**Description of the task**
Extract word for word the lines of the listing from its start to the line holding "plt.rcParams['font.family'] = ['Lato', 'DejaVu", both ends kept; pictures are not part of the copy.

**Data segment**
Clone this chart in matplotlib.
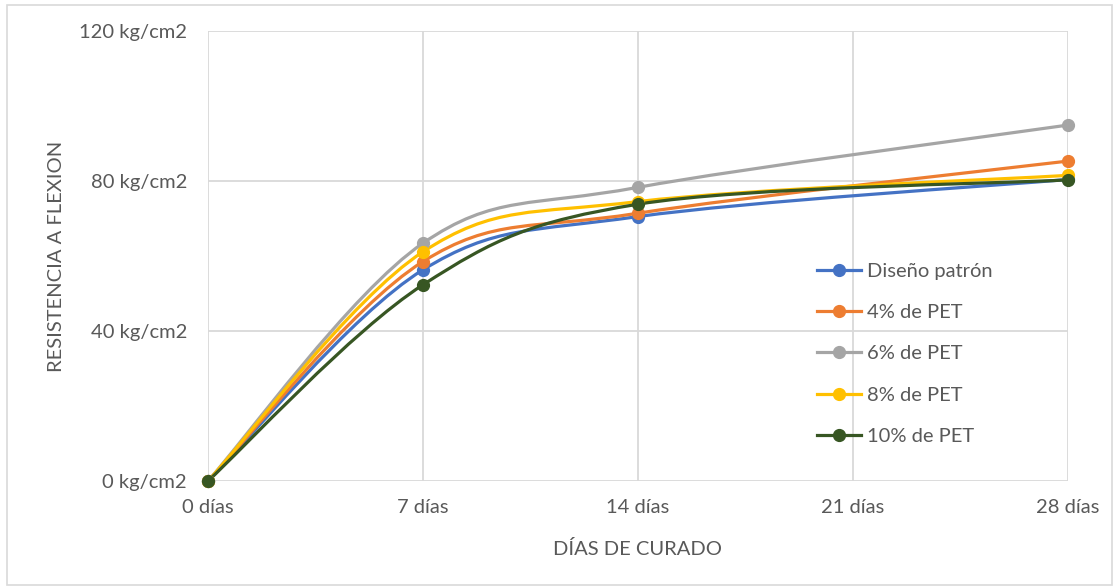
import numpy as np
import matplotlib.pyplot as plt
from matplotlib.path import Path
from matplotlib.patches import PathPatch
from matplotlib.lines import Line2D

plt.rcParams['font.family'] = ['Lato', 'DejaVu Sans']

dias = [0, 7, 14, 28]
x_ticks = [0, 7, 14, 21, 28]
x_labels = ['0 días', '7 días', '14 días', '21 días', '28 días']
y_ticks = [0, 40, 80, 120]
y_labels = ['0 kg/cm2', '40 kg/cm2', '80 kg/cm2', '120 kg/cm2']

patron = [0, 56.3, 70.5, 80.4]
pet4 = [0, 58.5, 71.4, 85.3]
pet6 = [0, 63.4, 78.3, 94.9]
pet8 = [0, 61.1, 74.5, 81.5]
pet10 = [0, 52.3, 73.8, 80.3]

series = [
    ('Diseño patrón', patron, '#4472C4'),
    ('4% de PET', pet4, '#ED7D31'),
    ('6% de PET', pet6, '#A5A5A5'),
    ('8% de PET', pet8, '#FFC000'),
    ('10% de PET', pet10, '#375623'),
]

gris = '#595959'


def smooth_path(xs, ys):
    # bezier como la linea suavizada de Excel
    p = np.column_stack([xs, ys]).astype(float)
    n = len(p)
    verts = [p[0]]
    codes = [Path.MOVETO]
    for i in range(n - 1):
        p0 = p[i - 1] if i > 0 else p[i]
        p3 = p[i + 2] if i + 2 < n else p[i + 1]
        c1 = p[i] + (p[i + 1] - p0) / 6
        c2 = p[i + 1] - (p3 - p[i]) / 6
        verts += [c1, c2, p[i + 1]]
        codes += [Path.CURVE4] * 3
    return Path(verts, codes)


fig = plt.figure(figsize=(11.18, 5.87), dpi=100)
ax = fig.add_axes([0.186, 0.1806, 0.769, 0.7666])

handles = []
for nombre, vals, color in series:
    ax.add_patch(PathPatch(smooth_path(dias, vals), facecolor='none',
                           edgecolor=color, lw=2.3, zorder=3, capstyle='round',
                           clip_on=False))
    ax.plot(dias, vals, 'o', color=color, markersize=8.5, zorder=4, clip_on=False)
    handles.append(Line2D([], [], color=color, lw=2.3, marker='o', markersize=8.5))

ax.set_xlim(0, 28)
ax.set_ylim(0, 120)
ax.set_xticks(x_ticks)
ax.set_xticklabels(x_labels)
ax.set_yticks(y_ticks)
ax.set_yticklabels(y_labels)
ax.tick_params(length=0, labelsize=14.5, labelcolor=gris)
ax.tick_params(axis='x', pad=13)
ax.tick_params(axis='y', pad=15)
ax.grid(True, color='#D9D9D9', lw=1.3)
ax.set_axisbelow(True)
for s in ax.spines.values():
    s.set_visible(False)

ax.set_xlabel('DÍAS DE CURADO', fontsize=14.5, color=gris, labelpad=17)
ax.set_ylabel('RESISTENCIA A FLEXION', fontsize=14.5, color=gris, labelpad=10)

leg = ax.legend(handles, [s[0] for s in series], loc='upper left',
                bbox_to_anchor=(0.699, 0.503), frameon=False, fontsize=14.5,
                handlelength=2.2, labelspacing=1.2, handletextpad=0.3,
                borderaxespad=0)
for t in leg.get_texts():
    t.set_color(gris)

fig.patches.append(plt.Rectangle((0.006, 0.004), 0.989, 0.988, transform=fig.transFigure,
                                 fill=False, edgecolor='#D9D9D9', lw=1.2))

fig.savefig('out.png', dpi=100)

**Output of the task**
Clone this chart in matplotlib.
import numpy as np
import matplotlib.pyplot as plt
from matplotlib.path import Path
from matplotlib.patches import PathPatch
from matplotlib.lines import Line2D

plt.rcParams['font.family'] = ['Lato', 'DejaVu Sans']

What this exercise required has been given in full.